Restate the lines word for word, from the first line of the records through the line containing "(hub) at (374,66)". Leave out the pictures and anything after that line.

*** AVAILABLE DATA

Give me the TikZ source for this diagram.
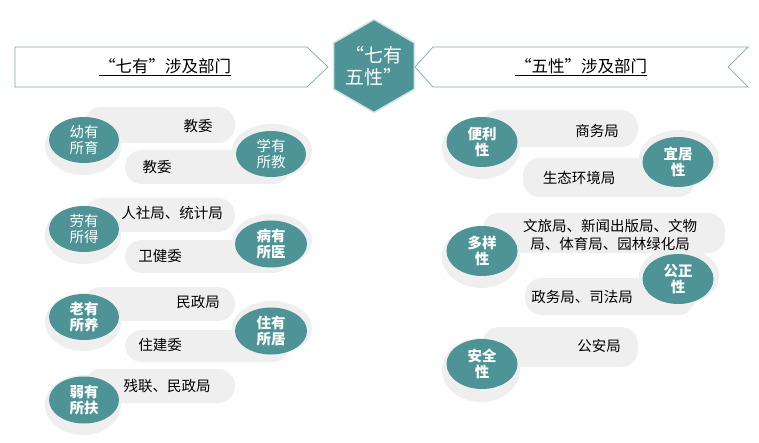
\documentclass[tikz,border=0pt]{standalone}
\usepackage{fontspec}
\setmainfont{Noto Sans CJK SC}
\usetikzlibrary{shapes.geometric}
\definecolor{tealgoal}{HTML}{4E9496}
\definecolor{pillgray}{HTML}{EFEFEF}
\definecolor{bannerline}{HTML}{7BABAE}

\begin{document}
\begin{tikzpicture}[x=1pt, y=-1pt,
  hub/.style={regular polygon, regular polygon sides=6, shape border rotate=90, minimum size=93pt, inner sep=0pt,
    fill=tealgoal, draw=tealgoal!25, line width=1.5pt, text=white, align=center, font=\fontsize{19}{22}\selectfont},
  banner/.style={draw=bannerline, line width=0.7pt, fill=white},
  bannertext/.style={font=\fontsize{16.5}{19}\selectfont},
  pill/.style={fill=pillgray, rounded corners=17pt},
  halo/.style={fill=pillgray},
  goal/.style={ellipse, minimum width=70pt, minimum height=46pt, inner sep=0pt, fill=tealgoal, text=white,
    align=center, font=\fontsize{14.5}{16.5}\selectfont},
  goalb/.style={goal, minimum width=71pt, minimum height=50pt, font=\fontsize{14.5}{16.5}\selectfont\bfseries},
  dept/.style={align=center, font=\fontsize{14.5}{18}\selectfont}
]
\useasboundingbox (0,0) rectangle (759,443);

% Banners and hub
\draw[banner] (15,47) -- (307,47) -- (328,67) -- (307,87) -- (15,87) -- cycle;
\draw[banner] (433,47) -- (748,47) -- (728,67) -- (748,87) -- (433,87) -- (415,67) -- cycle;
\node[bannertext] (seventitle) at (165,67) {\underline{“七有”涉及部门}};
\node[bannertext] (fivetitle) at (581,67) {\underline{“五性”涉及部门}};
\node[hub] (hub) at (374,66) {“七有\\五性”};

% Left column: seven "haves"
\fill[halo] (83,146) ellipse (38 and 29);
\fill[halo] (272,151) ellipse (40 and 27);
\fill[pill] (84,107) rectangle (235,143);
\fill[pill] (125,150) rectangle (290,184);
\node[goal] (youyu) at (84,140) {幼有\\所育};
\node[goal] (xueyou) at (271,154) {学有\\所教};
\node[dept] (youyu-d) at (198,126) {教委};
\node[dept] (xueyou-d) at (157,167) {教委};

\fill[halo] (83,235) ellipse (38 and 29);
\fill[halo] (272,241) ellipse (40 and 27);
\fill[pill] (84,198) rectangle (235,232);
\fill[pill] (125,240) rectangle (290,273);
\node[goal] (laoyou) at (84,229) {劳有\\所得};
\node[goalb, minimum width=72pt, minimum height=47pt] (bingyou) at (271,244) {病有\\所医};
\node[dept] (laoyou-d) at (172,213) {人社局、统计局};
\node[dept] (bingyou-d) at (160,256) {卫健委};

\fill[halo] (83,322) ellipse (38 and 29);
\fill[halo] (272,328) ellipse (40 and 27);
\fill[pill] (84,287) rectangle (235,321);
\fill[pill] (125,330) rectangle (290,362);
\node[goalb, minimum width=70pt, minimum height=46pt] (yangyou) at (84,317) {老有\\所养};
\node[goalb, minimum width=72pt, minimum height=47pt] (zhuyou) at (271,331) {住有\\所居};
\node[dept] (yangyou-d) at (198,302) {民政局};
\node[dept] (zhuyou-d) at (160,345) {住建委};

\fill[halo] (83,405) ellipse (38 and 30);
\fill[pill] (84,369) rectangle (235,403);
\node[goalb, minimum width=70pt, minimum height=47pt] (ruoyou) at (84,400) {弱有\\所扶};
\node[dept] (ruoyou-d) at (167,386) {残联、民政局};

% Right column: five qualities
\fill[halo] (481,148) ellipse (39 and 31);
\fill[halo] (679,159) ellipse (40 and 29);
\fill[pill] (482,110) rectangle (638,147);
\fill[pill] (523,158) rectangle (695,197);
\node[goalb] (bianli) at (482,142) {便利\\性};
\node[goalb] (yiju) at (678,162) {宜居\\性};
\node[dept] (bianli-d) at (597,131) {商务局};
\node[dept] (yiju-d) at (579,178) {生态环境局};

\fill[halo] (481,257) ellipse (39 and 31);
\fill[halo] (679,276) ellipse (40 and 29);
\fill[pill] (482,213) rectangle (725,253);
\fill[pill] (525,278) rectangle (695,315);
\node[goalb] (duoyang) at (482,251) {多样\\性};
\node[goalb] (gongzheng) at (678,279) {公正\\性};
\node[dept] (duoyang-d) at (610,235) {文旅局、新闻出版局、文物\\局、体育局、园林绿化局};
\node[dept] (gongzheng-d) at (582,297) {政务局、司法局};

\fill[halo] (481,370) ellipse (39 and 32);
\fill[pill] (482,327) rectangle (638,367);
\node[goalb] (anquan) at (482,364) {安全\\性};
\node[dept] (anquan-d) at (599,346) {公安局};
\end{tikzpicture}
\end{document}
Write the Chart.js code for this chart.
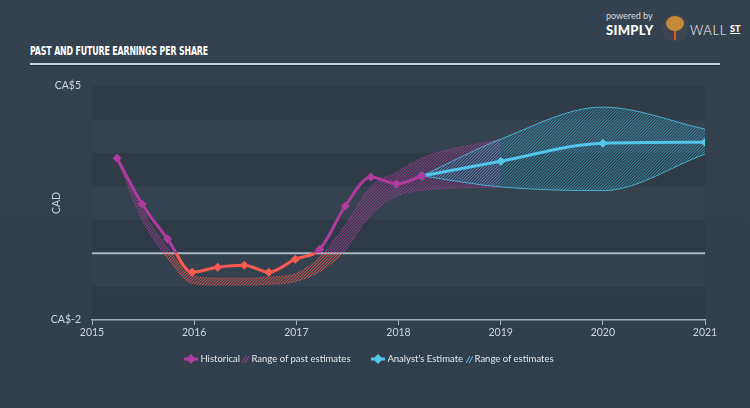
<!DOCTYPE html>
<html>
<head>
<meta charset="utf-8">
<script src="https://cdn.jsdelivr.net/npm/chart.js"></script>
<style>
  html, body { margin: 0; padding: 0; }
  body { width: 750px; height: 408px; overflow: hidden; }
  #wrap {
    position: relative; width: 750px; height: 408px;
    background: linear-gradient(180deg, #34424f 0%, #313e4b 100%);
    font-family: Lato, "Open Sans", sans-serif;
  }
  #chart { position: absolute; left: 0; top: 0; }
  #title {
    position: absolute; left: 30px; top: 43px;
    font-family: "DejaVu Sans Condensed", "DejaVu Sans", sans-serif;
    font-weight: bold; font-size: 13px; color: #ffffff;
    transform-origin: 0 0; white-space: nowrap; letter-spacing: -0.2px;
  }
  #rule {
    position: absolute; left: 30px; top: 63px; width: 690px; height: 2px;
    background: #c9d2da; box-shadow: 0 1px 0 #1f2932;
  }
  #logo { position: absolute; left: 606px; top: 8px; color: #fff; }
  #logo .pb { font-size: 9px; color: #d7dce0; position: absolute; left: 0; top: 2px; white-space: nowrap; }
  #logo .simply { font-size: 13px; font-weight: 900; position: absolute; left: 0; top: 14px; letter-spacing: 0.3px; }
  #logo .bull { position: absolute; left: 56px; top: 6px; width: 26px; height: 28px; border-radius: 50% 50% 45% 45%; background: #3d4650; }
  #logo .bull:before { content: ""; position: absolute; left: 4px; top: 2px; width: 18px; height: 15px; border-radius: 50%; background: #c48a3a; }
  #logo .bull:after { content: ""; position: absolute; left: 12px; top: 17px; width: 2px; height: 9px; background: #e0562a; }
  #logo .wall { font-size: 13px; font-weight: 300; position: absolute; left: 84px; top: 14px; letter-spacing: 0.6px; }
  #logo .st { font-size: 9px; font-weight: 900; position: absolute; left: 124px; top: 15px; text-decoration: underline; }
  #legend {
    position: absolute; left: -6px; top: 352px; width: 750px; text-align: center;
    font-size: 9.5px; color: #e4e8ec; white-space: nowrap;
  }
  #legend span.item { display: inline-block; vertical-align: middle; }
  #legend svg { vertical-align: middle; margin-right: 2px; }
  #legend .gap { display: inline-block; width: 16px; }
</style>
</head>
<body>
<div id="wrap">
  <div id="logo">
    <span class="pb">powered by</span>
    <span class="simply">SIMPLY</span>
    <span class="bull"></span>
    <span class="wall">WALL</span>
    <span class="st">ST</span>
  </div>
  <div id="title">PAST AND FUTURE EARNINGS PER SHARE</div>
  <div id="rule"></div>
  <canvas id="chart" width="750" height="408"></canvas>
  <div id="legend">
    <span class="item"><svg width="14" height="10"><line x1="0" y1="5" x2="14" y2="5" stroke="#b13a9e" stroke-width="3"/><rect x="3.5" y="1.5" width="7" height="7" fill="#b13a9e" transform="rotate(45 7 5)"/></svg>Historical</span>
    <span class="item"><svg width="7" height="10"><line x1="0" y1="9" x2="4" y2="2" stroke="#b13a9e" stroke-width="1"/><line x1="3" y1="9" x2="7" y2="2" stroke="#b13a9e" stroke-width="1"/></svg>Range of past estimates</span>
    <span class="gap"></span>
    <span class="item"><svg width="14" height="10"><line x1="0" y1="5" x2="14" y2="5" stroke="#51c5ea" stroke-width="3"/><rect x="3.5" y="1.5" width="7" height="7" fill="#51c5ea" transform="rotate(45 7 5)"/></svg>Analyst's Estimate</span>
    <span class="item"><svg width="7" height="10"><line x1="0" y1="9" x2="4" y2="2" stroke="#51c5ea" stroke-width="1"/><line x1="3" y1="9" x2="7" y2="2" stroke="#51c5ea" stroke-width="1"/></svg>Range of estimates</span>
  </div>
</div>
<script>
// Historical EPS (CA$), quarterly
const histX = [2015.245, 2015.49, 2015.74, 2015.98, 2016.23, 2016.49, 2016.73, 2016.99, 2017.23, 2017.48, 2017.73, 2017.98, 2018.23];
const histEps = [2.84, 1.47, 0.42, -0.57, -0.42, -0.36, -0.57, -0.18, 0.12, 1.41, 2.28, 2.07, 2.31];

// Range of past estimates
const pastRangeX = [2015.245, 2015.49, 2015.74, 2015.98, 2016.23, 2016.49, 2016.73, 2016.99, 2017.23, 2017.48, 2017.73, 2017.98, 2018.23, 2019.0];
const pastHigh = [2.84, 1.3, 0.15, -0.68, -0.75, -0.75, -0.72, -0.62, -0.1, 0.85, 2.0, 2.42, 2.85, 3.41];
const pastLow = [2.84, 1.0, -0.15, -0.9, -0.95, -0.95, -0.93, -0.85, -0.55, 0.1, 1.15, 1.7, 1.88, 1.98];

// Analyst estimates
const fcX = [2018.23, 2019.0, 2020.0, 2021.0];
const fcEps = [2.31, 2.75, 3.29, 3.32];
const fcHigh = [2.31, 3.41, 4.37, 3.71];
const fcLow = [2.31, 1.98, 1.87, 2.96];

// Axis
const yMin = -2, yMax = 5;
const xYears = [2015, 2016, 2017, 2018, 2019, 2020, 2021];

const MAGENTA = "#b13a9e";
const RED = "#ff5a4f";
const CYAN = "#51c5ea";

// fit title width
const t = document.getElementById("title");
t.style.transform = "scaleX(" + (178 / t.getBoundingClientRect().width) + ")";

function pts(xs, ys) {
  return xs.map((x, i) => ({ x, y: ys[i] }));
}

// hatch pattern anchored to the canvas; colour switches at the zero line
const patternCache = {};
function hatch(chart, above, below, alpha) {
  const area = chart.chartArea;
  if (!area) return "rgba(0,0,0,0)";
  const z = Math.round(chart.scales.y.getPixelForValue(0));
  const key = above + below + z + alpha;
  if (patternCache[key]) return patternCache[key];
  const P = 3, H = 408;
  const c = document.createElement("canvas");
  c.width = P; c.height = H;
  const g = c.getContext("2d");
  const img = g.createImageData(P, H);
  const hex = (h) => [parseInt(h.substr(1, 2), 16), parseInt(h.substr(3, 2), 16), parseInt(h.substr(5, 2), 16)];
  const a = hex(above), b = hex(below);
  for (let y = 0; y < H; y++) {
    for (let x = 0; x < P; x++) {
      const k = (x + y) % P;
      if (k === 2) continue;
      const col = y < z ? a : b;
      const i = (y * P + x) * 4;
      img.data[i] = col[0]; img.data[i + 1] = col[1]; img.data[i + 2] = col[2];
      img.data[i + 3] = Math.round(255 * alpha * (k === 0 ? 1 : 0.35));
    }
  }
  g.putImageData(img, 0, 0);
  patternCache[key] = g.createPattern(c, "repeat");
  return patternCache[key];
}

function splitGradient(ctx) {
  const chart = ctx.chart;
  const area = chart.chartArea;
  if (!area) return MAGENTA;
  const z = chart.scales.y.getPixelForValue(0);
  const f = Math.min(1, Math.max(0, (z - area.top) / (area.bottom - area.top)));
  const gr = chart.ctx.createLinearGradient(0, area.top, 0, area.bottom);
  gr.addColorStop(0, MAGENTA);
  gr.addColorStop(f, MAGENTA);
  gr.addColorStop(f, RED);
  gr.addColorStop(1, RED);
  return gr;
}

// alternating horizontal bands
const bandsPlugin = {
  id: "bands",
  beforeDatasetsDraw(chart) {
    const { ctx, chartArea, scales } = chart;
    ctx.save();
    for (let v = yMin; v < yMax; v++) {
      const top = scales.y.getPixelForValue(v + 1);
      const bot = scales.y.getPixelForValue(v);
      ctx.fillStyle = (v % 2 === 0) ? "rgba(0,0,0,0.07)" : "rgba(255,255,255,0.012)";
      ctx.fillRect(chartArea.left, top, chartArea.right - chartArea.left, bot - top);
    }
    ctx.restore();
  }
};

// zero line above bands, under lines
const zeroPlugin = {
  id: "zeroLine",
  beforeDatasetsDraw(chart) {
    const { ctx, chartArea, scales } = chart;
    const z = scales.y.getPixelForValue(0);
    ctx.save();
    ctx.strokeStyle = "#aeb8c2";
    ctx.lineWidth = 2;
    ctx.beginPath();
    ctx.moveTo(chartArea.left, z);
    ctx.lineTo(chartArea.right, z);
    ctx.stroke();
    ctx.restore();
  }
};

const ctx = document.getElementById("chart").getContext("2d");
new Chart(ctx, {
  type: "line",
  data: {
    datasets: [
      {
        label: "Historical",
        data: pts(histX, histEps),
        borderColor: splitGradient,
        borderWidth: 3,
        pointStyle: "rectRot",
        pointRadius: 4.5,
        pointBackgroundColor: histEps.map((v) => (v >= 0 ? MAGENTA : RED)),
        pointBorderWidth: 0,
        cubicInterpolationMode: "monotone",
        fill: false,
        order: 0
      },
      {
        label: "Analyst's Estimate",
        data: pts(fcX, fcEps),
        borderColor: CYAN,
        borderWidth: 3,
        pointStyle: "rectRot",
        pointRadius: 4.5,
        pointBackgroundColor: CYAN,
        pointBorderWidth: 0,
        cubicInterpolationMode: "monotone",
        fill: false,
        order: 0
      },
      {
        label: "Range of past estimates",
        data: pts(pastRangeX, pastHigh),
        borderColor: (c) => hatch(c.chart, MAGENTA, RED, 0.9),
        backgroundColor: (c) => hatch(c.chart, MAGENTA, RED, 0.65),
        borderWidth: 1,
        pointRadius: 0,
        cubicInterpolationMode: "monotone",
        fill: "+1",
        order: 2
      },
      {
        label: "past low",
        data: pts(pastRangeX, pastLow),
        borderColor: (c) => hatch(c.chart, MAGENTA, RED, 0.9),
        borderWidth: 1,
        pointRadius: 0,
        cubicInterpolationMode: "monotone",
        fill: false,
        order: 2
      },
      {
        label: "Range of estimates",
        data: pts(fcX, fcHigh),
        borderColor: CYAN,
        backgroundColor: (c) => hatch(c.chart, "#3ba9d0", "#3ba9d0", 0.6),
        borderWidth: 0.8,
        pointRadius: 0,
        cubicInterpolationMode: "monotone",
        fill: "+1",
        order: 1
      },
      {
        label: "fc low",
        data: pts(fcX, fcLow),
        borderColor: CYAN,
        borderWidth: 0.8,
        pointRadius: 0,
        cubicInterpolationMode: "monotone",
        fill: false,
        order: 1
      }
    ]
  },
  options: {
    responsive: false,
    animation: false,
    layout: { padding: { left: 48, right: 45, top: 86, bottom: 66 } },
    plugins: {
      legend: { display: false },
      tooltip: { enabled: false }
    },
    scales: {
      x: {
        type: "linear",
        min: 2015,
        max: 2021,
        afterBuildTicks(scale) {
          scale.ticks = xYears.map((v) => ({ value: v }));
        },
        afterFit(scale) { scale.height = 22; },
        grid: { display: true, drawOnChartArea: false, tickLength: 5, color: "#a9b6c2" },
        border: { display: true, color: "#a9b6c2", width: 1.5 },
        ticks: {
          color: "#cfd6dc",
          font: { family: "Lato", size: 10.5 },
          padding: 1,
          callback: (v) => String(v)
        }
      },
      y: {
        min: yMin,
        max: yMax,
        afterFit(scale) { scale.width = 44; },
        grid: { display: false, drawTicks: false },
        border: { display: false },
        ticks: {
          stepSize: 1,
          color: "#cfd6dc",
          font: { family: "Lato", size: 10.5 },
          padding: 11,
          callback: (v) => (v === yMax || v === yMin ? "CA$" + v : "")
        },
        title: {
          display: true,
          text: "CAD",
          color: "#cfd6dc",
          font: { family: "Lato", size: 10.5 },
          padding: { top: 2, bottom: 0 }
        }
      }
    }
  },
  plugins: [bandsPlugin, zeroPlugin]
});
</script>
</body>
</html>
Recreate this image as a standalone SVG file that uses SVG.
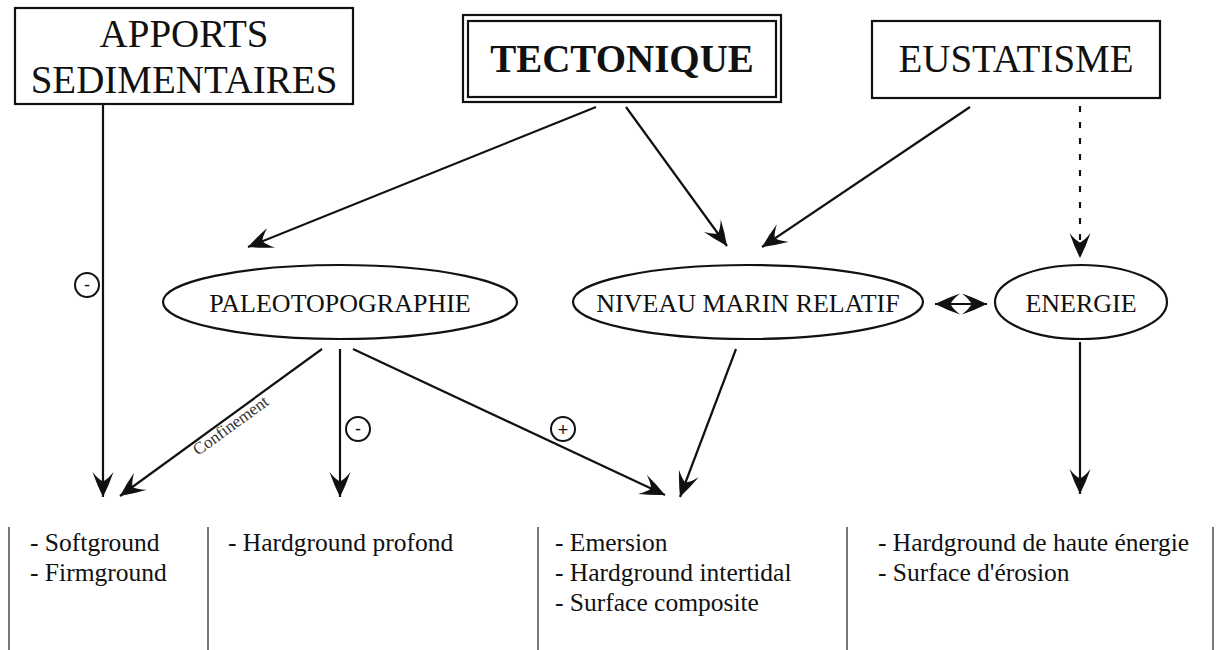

******

ANSWER IN FULL >>
Give me the TikZ source for this diagram.
\documentclass[tikz,border=0pt]{standalone}
\usepackage{fontspec}
\setmainfont{Noto Sans CJK SC}
\usetikzlibrary{shapes.geometric}
\definecolor{tealgoal}{HTML}{4E9496}
\definecolor{pillgray}{HTML}{EFEFEF}
\definecolor{bannerline}{HTML}{7BABAE}

\begin{document}
\begin{tikzpicture}[x=1pt, y=-1pt,
  hub/.style={regular polygon, regular polygon sides=6, shape border rotate=90, minimum size=93pt, inner sep=0pt,
    fill=tealgoal, draw=tealgoal!25, line width=1.5pt, text=white, align=center, font=\fontsize{19}{22}\selectfont},
  banner/.style={draw=bannerline, line width=0.7pt, fill=white},
  bannertext/.style={font=\fontsize{16.5}{19}\selectfont},
  pill/.style={fill=pillgray, rounded corners=17pt},
  halo/.style={fill=pillgray},
  goal/.style={ellipse, minimum width=70pt, minimum height=46pt, inner sep=0pt, fill=tealgoal, text=white,
    align=center, font=\fontsize{14.5}{16.5}\selectfont},
  goalb/.style={goal, minimum width=71pt, minimum height=50pt, font=\fontsize{14.5}{16.5}\selectfont\bfseries},
  dept/.style={align=center, font=\fontsize{14.5}{18}\selectfont}
]
\useasboundingbox (0,0) rectangle (759,443);

% Banners and hub
\draw[banner] (15,47) -- (307,47) -- (328,67) -- (307,87) -- (15,87) -- cycle;
\draw[banner] (433,47) -- (748,47) -- (728,67) -- (748,87) -- (433,87) -- (415,67) -- cycle;
\node[bannertext] (seventitle) at (165,67) {\underline{“七有”涉及部门}};
\node[bannertext] (fivetitle) at (581,67) {\underline{“五性”涉及部门}};
\node[hub] (hub) at (374,66) {“七有\\五性”};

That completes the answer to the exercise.